** Begin Provided records **
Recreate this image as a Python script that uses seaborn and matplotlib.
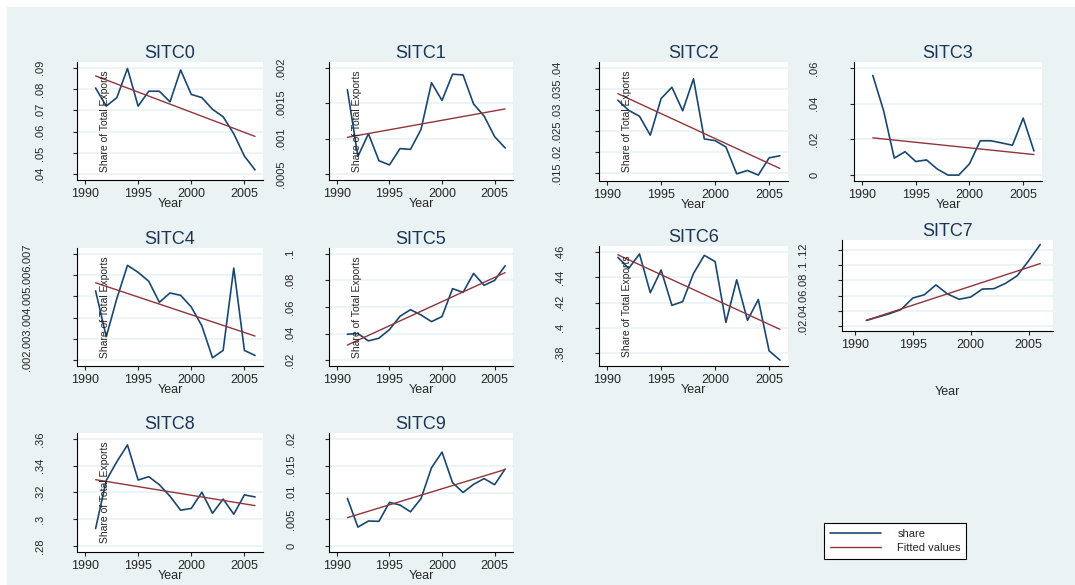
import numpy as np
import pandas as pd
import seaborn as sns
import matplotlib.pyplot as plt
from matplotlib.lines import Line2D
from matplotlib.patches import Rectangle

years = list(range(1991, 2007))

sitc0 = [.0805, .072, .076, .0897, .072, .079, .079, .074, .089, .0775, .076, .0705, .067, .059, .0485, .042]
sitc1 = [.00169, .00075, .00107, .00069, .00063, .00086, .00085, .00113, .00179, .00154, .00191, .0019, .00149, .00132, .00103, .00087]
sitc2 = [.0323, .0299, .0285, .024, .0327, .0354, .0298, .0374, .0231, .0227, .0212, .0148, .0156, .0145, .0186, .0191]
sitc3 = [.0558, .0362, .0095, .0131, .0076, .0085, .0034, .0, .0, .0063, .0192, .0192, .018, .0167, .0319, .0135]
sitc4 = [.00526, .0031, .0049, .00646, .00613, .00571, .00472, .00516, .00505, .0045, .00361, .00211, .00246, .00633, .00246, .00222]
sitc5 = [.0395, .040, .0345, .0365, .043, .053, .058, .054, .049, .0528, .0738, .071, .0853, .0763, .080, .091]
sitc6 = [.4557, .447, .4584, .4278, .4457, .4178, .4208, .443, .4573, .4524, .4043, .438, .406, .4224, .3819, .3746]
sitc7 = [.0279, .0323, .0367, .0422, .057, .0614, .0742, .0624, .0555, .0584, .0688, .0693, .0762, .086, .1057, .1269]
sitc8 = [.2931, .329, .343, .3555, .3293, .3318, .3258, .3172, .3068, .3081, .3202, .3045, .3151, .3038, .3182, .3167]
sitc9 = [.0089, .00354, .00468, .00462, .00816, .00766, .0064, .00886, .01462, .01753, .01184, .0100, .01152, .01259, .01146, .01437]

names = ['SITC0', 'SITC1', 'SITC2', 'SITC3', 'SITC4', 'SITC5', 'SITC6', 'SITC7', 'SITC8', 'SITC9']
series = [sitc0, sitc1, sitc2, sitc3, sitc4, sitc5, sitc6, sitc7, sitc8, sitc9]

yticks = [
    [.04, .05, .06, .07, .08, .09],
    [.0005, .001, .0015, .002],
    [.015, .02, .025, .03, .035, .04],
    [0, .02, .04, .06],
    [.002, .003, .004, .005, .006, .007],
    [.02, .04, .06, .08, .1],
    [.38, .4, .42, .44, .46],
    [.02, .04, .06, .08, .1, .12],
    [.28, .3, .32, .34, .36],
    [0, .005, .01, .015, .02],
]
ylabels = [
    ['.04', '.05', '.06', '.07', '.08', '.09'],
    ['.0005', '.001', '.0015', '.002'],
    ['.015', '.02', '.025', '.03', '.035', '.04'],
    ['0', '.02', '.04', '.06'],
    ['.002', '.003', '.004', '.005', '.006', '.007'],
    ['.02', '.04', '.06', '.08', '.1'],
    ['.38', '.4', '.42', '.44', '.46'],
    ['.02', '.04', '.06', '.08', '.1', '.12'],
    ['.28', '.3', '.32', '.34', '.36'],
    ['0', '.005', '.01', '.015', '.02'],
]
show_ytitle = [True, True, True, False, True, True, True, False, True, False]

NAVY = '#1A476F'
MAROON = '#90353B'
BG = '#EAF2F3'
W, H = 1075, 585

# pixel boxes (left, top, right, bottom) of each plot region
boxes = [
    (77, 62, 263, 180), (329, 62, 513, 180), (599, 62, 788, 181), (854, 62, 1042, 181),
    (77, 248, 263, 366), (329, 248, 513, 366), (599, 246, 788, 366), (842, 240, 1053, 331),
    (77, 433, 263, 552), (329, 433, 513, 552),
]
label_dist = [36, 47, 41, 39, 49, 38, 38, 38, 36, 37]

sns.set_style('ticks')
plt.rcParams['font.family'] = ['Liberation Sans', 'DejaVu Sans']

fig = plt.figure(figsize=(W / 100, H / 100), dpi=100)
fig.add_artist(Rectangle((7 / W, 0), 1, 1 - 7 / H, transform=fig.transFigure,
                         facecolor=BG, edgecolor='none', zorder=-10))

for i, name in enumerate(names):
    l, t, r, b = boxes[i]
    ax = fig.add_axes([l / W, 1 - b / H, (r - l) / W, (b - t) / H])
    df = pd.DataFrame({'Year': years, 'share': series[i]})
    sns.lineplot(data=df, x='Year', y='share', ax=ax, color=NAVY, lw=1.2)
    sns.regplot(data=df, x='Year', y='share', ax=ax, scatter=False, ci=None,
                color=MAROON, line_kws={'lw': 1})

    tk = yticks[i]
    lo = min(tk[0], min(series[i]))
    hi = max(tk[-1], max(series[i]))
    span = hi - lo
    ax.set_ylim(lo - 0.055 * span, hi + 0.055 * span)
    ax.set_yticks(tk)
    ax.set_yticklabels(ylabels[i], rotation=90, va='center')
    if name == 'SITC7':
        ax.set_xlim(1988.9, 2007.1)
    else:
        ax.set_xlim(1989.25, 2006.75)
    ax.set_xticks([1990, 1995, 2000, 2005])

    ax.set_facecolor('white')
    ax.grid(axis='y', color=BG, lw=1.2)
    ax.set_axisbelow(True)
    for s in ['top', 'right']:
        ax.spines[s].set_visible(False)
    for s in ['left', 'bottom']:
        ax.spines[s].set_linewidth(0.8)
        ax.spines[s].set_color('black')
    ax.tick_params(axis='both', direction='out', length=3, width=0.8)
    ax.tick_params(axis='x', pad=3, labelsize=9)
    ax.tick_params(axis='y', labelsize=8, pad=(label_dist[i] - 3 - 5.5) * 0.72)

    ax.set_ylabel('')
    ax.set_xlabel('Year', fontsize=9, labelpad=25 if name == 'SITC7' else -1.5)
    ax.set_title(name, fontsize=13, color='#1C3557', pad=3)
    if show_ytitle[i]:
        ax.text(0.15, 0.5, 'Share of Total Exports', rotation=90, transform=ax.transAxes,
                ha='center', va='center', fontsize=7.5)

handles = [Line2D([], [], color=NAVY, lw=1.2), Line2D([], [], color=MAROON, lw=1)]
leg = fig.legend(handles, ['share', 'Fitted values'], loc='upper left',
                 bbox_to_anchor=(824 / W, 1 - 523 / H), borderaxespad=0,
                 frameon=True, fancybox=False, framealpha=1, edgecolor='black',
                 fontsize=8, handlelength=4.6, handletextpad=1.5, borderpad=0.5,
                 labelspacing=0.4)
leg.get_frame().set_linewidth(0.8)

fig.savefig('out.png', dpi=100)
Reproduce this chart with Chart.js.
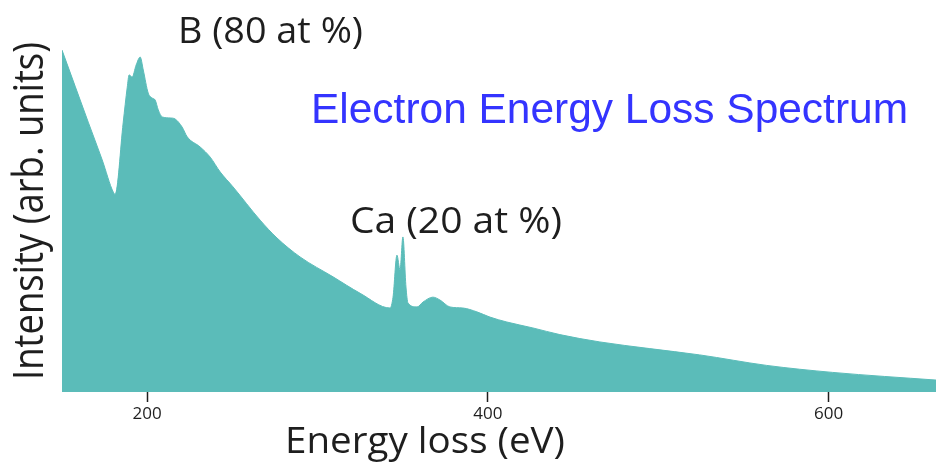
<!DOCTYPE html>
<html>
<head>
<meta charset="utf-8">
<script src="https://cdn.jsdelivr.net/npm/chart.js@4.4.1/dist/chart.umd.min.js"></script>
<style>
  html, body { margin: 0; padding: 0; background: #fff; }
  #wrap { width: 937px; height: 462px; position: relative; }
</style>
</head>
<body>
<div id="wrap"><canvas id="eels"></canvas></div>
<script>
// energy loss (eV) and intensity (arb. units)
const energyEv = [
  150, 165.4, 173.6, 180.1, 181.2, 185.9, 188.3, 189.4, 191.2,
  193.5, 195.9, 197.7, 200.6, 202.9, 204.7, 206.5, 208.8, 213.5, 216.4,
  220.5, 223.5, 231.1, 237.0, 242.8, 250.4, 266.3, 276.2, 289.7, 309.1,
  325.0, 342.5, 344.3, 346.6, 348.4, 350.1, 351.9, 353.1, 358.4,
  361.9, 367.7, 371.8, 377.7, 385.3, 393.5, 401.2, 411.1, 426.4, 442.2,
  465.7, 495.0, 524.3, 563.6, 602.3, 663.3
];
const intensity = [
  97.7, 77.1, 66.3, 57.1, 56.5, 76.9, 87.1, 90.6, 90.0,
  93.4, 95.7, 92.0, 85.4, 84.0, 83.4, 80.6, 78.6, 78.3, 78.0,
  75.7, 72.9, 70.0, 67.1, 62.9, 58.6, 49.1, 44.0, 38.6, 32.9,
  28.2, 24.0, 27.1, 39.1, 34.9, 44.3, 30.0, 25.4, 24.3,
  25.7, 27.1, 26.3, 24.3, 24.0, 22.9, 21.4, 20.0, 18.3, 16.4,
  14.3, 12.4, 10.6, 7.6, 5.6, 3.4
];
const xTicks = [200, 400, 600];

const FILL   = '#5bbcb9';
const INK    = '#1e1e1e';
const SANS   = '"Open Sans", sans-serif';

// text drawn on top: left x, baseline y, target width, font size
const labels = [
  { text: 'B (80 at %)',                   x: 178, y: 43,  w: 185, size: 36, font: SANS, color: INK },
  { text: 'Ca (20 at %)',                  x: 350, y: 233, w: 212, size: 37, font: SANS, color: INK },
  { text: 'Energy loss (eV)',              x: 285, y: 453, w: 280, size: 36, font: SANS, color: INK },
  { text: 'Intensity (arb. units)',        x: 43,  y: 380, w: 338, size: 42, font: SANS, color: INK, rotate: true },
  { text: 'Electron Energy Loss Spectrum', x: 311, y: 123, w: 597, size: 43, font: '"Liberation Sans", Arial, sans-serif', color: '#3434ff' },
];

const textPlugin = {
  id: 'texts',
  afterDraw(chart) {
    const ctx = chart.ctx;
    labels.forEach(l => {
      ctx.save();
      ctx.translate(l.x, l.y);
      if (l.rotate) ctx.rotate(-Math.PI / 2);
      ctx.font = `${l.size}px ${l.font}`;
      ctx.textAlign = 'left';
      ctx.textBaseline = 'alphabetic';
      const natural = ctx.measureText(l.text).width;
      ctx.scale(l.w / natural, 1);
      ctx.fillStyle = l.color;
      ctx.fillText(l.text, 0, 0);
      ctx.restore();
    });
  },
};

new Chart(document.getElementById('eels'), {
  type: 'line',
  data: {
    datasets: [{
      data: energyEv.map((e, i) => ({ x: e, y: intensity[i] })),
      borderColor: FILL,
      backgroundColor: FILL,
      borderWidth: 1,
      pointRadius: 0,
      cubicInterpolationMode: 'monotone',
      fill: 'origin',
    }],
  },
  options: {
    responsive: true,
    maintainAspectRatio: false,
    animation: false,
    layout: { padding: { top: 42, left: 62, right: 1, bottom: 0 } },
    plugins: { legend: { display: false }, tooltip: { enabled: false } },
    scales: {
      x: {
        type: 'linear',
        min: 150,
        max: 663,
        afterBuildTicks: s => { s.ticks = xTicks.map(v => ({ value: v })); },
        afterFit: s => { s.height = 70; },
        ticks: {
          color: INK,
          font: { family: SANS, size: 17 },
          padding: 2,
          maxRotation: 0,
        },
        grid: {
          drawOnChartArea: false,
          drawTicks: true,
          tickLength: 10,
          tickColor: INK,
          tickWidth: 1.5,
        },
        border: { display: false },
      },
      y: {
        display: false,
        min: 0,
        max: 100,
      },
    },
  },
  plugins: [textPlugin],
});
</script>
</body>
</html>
** End Provided records **
| Problem requirements |
Please return, exactly as written, the lines from the first line of the records above through the line containing "years = list(range(1991, 2007))", both included, leaving out any pictures.

| Worked answer |
Recreate this image as a Python script that uses seaborn and matplotlib.
import numpy as np
import pandas as pd
import seaborn as sns
import matplotlib.pyplot as plt
from matplotlib.lines import Line2D
from matplotlib.patches import Rectangle

years = list(range(1991, 2007))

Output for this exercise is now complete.